May 21, 2012

On Police States and Political Language

Yesterday, I watched some folks describe the United States as a "police state" because of some allegations of police brutality in Chicago. Without either defending the Chicago police department or agreeing with its critics, I tweeted that those who describe the United States as a "police state" have never lived in or visited an actual police state.
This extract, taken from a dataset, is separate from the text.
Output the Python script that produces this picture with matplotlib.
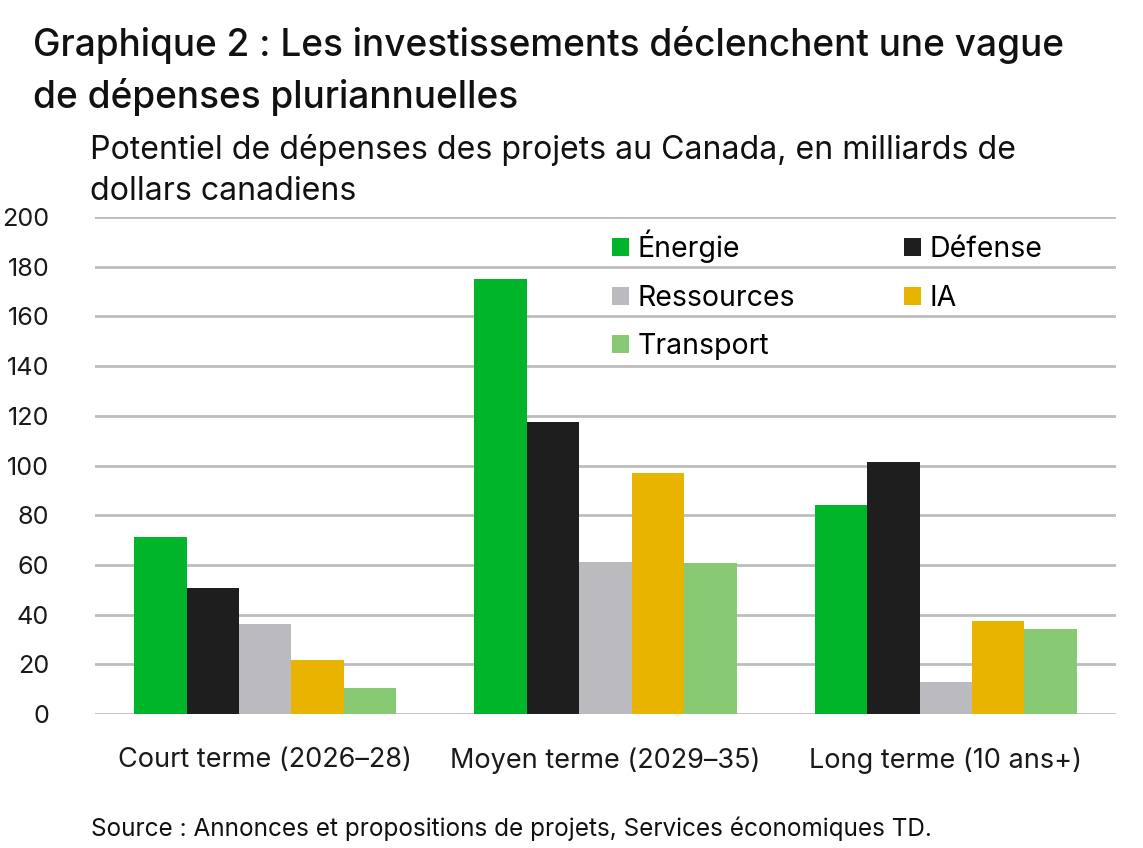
import matplotlib
matplotlib.use('Agg')
import matplotlib.pyplot as plt
import numpy as np

plt.rcParams['font.family'] = ['Inter', 'DejaVu Sans']

# Data (milliards de $ CA)
periods = ['Court terme (2026–28)', 'Moyen terme (2029–35)', 'Long terme (10 ans+)']
sectors = ['Énergie', 'Défense', 'Ressources', 'IA', 'Transport']
energie = [71.2, 175.0, 84.1]
defense = [50.7, 117.5, 101.4]
ressources = [36.2, 61.2, 12.9]
ia = [21.7, 97.0, 37.4]
transport = [10.5, 60.8, 34.2]

colors = ['#00B52A', '#1E1E1E', '#BBBBBF', '#E8B400', '#88CA73']
series = [energie, defense, ressources, ia, transport]

fig = plt.figure(figsize=(11.43, 8.48), dpi=100)
ax = fig.add_axes([0.0831, 0.158, 0.8933, 0.586])

x = np.arange(len(periods))
width = 0.154
bars = []
for i, (vals, col) in enumerate(zip(series, colors)):
    b = ax.bar(x + (i - 2) * width, vals, width, color=col, label=sectors[i], zorder=3)
    bars.append(b)

ax.set_xlim(-0.5, 2.5)
ax.set_ylim(0, 200)
ax.set_yticks(range(0, 201, 20))
ax.set_xticks(x)
ax.set_xticklabels(periods)
ax.grid(axis='y', color='#BDBDBD', linewidth=2, zorder=0)
ax.set_axisbelow(True)
for s in ax.spines.values():
    s.set_visible(False)
ax.tick_params(axis='y', length=0, pad=33, labelsize=18.2, colors='#1a1a1a')
ax.tick_params(axis='x', length=0, pad=24, labelsize=19.5, colors='#1a1a1a')
for lab in ax.get_yticklabels():
    lab.set_horizontalalignment('right')

# legend ordered row-wise: Énergie, Défense / Ressources, IA / Transport
order = [0, 2, 4, 1, 3]
leg = ax.legend([bars[i] for i in order], [sectors[i] for i in order],
                ncol=2, loc='upper left', bbox_to_anchor=(0.506, 0.975),
                frameon=False, fontsize=20.5, handlelength=0.6, handleheight=0.6,
                handletextpad=0.3, columnspacing=3.85, labelspacing=0.76,
                borderpad=0, borderaxespad=0)

fig.text(0.029, 0.969, 'Graphique 2 : Les investissements déclenchent une vague\nde dépenses pluriannuelles',
         fontsize=26.6, fontweight='medium', va='top', ha='left', linespacing=1.45, color='#111111')
fig.text(0.079, 0.842, 'Potentiel de dépenses des projets au Canada, en milliards de\ndollars canadiens',
         fontsize=23.1, va='top', ha='left', linespacing=1.41, color='#111111')
fig.text(0.080, 0.008, 'Source : Annonces et propositions de projets, Services économiques TD.',
         fontsize=17.5, va='bottom', ha='left', color='#111111')

fig.savefig('out.png', dpi=100)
I then watched as leftists went berserk in response. 

As regular readers of this blog know, I believe language matters -- as does the precision with which we use it.

So let's first explore the term "police state." Political science literature has a lot to say about authoritarianism and police states, but here is the plain vanilla definition from Merriam-Webster:

a political unit characterized by repressive governmental control of political, economic, and social life usually by an arbitrary exercise of power by police and especially secret police in place of regular operation of administrative and judicial organs of the government according to publicly known legal procedures.

Now, by that definition, I think most observers of U.S. politics and comparative politics would be hard pressed to classify the system by which we we govern the United States as a police state. But let's look at the United States in comparison to other nations using the Freedom House and Polity IV surveys. The 2012 Freedom House survey (.pdf) ranks the United States as among the most free countries on earth with respect to both political rights and civil liberties. And here is the 2010 Polity IV country report for the United States (.pdf), which raises questions about some post-9/11 legislation passed in the United States (and also this crazy thing called the Electoral College) but otherwise gives the United States a clean bill of democratic health.

None of this is to say that the United States is perfect or that violations of civil liberties do not occurr too often for any of us to be comfortable with. And yes, I realize that a white guy such as myself shouldn't take his largely positive interactions with law enforcement authorities as being representative of, say, the experiences of African-Americans who live in my neighborhood.

At the same time, though, when polemicists and activists on both the left and the right so carelessly throw around pejoritive terms like "police state" and "facism" and "totalitarian," the only thing they accomplish is to strip these terms of any real meaning so that when we really do
need
them, they are rendered useless.

After all, if the United States is a police state, can Syria really be that much worse?